William Wellman, tra muto e sonoro

Dopo gli omaggi a von Sternberg, Capra, Ford, Hawks, Walsh e Dwan, quest’anno la retrospettiva dedicata ai mae­stri del cinema americano celebra William Wellman (1896­1975) proponendone tutti i film muti, i primi sonori e al­cuni capolavori della maturità.

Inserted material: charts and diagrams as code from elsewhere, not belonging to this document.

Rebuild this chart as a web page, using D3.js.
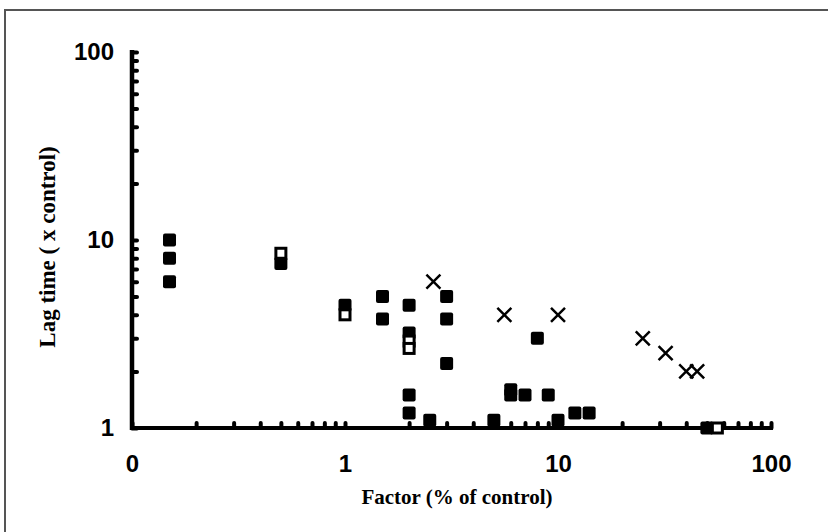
<!DOCTYPE html>
<html>
<head>
<meta charset="utf-8">
<script src="https://cdn.jsdelivr.net/npm/d3@7"></script>
<style>
  body { margin: 0; background: #fff; }
  svg { display: block; }
</style>
</head>
<body>
<div id="main"></div>
<script>
// filled squares
const filledX = [0.15, 0.15, 0.15, 0.5, 1, 1.5, 1.5, 2, 2, 2, 2, 2.5, 3, 3, 3, 5, 6, 6, 7, 8, 9, 10, 12, 14, 50];
const filledY = [10, 8, 6, 7.5, 4.5, 5, 3.8, 4.5, 3.2, 1.5, 1.2, 1.1, 5, 3.8, 2.2, 1.1, 1.6, 1.5, 1.5, 3, 1.5, 1.1, 1.2, 1.2, 1];
// open squares
const openX = [0.5, 1, 2, 2, 56];
const openY = [8.5, 4, 2.9, 2.65, 1];
// crosses
const crossX = [2.6, 5.6, 10, 25, 32, 40, 45];
const crossY = [6, 4, 4, 3, 2.5, 2, 2];

const xTicks = [0.1, 0.2, 0.3, 0.4, 0.5, 0.6, 0.7, 0.8, 0.9, 1, 2, 3, 4, 5, 6, 7, 8, 9, 10, 20, 30, 40, 50, 60, 70, 80, 90, 100];
const yTicks = [1, 2, 3, 4, 5, 6, 7, 8, 9, 10, 20, 30, 40, 50, 60, 70, 80, 90, 100];
const xLabels = {0.1: '0', 1: '1', 10: '10', 100: '100'};
const yLabels = {1: '1', 10: '10', 100: '100'};

const width = 828, height = 532;
const svg = d3.select('#main').append('svg')
  .attr('width', width)
  .attr('height', height);

// frame (only top and left edges fall inside the picture)
svg.append('rect')
  .attr('x', 5).attr('y', 10)
  .attr('width', 900).attr('height', 600)
  .attr('fill', 'none')
  .attr('stroke', '#555')
  .attr('stroke-width', 2);

const x = d3.scaleLog().domain([0.1, 100]).range([132, 771]);
const y = d3.scaleLog().domain([1, 100]).range([428, 52]);

const labelFont = '"Liberation Sans", Arial, sans-serif';
const titleFont = '"Liberation Serif", "Times New Roman", serif';

// x axis
const gx = svg.append('g')
  .attr('transform', 'translate(0,' + y(1) + ')')
  .call(d3.axisBottom(x).tickValues(xTicks).tickSizeInner(-5).tickSizeOuter(0).tickPadding(27)
    .tickFormat(d => xLabels[d] || ''));
gx.select('.domain').attr('stroke', '#000').attr('stroke-width', 4)
  .attr('d', 'M' + (x(0.1) - 2) + ',0H' + (x(100) + 2));
gx.selectAll('.tick line').attr('stroke', '#000').attr('stroke-width', 4).attr('stroke-linecap', 'round');
gx.selectAll('.tick text')
  .attr('font-family', labelFont).attr('font-weight', 'bold').attr('font-size', 24).attr('fill', '#000');

// y axis
const gy = svg.append('g')
  .attr('transform', 'translate(' + x(0.1) + ',0)')
  .call(d3.axisLeft(y).tickValues(yTicks).tickSizeInner(-5).tickSizeOuter(0).tickPadding(18)
    .tickFormat(d => yLabels[d] || ''));
gy.select('.domain').attr('stroke', '#000').attr('stroke-width', 4.5)
  .attr('d', 'M0,' + (y(1) + 2) + 'V' + (y(100) - 2));
gy.selectAll('.tick line').attr('stroke', '#000').attr('stroke-width', 4).attr('stroke-linecap', 'round');
gy.selectAll('.tick text')
  .attr('font-family', labelFont).attr('font-weight', 'bold').attr('font-size', 24).attr('fill', '#000');

// titles
svg.append('text')
  .attr('x', 457).attr('y', 504)
  .attr('text-anchor', 'middle')
  .attr('font-family', titleFont).attr('font-weight', 'bold').attr('font-size', 21)
  .text('Factor (% of control)');

svg.append('text')
  .attr('transform', 'translate(55,247) rotate(-90)')
  .attr('text-anchor', 'middle')
  .attr('font-family', titleFont).attr('font-weight', 'bold').attr('font-size', 23)
  .text('Lag time ( x control)');

const plot = svg.append('g');
const s = 13;

plot.selectAll('.filled')
  .data(d3.zip(filledX, filledY))
  .enter().append('rect')
  .attr('class', 'filled')
  .attr('x', d => x(d[0]) - s / 2)
  .attr('y', d => y(d[1]) - s / 2)
  .attr('width', s).attr('height', s)
  .attr('rx', 2)
  .attr('fill', '#000');

plot.selectAll('.open')
  .data(d3.zip(openX, openY))
  .enter().append('rect')
  .attr('class', 'open')
  .attr('x', d => x(d[0]) - s / 2 + 1.5)
  .attr('y', d => y(d[1]) - s / 2 + 1.5)
  .attr('width', s - 3).attr('height', s - 3)
  .attr('fill', '#fff')
  .attr('stroke', '#000')
  .attr('stroke-width', 3);

const c = 7;
plot.selectAll('.cross')
  .data(d3.zip(crossX, crossY))
  .enter().append('path')
  .attr('class', 'cross')
  .attr('d', d => {
    const cx = x(d[0]), cy = y(d[1]);
    return 'M' + (cx - c) + ',' + (cy - c) + 'L' + (cx + c) + ',' + (cy + c) +
      'M' + (cx - c) + ',' + (cy + c) + 'L' + (cx + c) + ',' + (cy - c);
  })
  .attr('stroke', '#000')
  .attr('stroke-width', 2.5)
  .attr('fill', 'none');
</script>
</body>
</html>
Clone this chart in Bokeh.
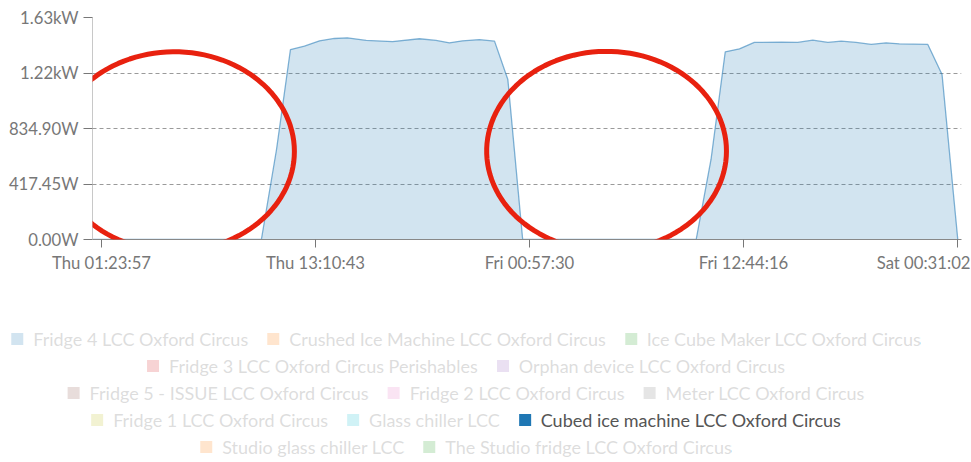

Le copie disponibili dei muti di Wellman sono purtroppo molto poche: You Never Know Women (1926, e già il suo dodicesimo) è un film sullo spettacolo che offre un punto di vista dall’interno del mestiere, come accadrà con Wings (1927), film di piloti e di guerra. Beggars of Life (1928) in­troduce al grande territorio wellmaniano dei film pre-Hays. Wellman seguiva una morale personale, estranea al morali­smo predicato dalla società. Padroneggiava tutti i generi e oltre ogni categoria. La sua sensibilità per il paesaggio e il clima è paragonabile a quella di Ford (che preferiva il vento, mentre Wellman trova più congeniale la pioggia), e il suo gusto per l’avventura, l’azione e la fisicità degli uomini in guerra ricordano i migliori Hawks e Walsh.
La caratteristica più felice di Wellman era l’irriverenza, che culmina nell’assurdo totale di Nothing Sacred (1937): tra le poche grandi screwball comedies che osano portare aggres­sivamente in scena la stupidità della provincia americana. Le commedie di Wellman sono crude quanto i suoi film d’azione: un certo gusto per la contaminazione dei generi pare attraversare tutta la sua opera.
La produzione di Wellman è così ampia da risultare qua­si ingestibile, e qualsiasi scelta è destinata a escludere film fondamentali. Ma ci attende una piacevole sorpresa, poiché i classici e i film meno conosciuti risultano ugualmente go­dibili. Prendiamo i western. The Ox-Bow Incident (1943) riflette con i suoi set claustrofobici l’orrore della giustizia sommaria e della violenza sempre in agguato sotto la su­perficie della civiltà. Yellow Sky (1948), violento film quasi privo d’azione, sta dalle parti di Greed (1924) eThe Treasu­re of the Sierra Madre (1948). Westward the Women (1951), crudo viaggio dominato dalla legge della sopravvivenza, fa sembrare blandamente romantici la maggior parte degli altri western.
Ogni incursione in un altro genere corrisponde a una di-versa tonalità. A Star Is Born (1937) non ha nulla da invi­diare al magistrale remake di Cukor nel tormentato ritratto dell’industria dello spettacolo. Lo splendido Good-bye, My Lady (1956) sull’amicizia tra un ragazzino e un cane – e sulla natura, la vita nelle paludi, la famiglia – mostra come la perdita faccia parte di ogni transizione verso la maturità. Per molti questa rassegna sarà una rivelazione, visto che qua­si nessun libro di storia del cinema cita film magnifici come Other Men’s Women (1931) o Midnight Mary (1933). Perfi­no i migliori autori mostrano di non apprezzare a sufficienza l’opera di Wellman se messi di fronte alla sua intera produ­zione. Prevedo invece che la nostra rassegna sortirà l’effetto contrario: un semplice, crescente entusiasmo.